2月9日:Yさんの一言

2月9日(木)Yさんの一言

 

 今週、二日目の徹夜で、今日はいささか参っている。おまけに隣の騒音は相変わらず頭痛の種である。

 昨日はYさんと会って話をした。僕の中では貴重な人である。なぜ、貴重で大切かと言うと、僕と普通に付き合ってくれるからである。それに加えて、僕のことを信用してくれているからである。この、後者は特に大きいポイントである。

 昨日、Yさんと会話している時に、僕が「人から信用されるのは難しいね。信用を落とすのは簡単だけど、信用されるのはもっと難しいね」ということを言った。彼女は「ふーん、そうなん?」と答えたのだ。

 文字にして表すと多くの物が抜け落ちてしまうのだけど、僕は彼女のこの言葉に「ああっ!」と思った。彼女のこの一言から、少なくとも彼女は僕のことを信用しているということを感じ取ったのだ。自分が信用している人の口から「人から信用されるのは難しい」などという言葉を聴いたら、彼女がしたような反応をしてしまうのではないか。僕はそう思う。

 別に科学的な根拠があって言うわけではないが、周囲の人は常に三つのタイプに分かれるものだと思う。その三つはの割合になると思っている。信用ということでも、僕を信用してくれる人、どちらでもない人、僕をまったく信用できない人というふうに分かれるだろう。

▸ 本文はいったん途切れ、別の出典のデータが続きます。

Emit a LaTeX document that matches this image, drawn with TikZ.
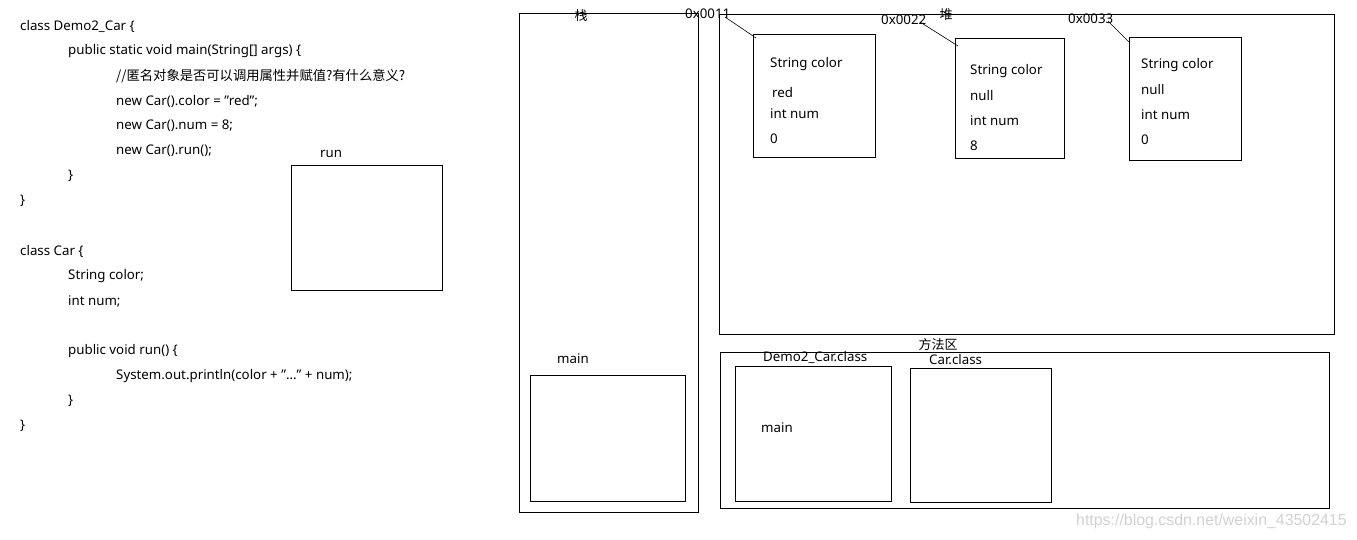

 もう少し言えば、どちらでもない人というのは、僕にとってもどちらでもない相手だったりするので、除外して考えてもよくて、信用してくれる人と信用してくれない人に二分しても構わない。

 僕にとっても、そうして周囲の人は二つのタイプに分けられる。一つは僕に学びをもたらし、洞察や発見を与え、僕を育ててくれる人である。つまり、学ぶことができる人たちである。他方はその正反対で、僕は何もその人から学べず、発見も得られず、僕自身の成長・成熟につながらない人である。

 かなり極端な分類だと思う。あまりこの両極端に位置する人と出会うことは少ない。たいていは中間領域で、どちらかと言えばこちら側とかいう感覚である。

 Yさんは、僕にとって、前者である。彼女は独自の生き方をしてきたと僕は捉えている。僕が知らない世界のことにも詳しくて、いろんなことが彼女から学べるのだ。そういう知的な学習だけでなく、彼女の感覚やセンス、感性なども、僕に発見をもたらすことが多いのだ。彼女自身は、自分のそういう所がダメだと捉えている。でも、僕は彼女のそういう所が素晴らしいと捉えている。こういうズレがありながらも、今の所、仲良くやっていけているのは、何とも不思議なことである。

 僕は誰からも好かれようとか、みんなから愛されようとか、気に入られようとか、あるいはモテたいとか、そういう感覚に乏しいようだ。年を重ねるごとに、それらも乏しくなっていったように思う。

 そもそも誰からも愛されようなどと言うのはどだい無理な話である。不可能なことなのだ。一握りの人にだけ、僕は愛され、好きになってもらえて、気に入ってもらえればそれで十分である。人が生まれてから死ぬまでに、自分を本当に愛してくれたという人と三人出会えたとすれば、その人は十分幸福な一生を送ったと、僕は思う。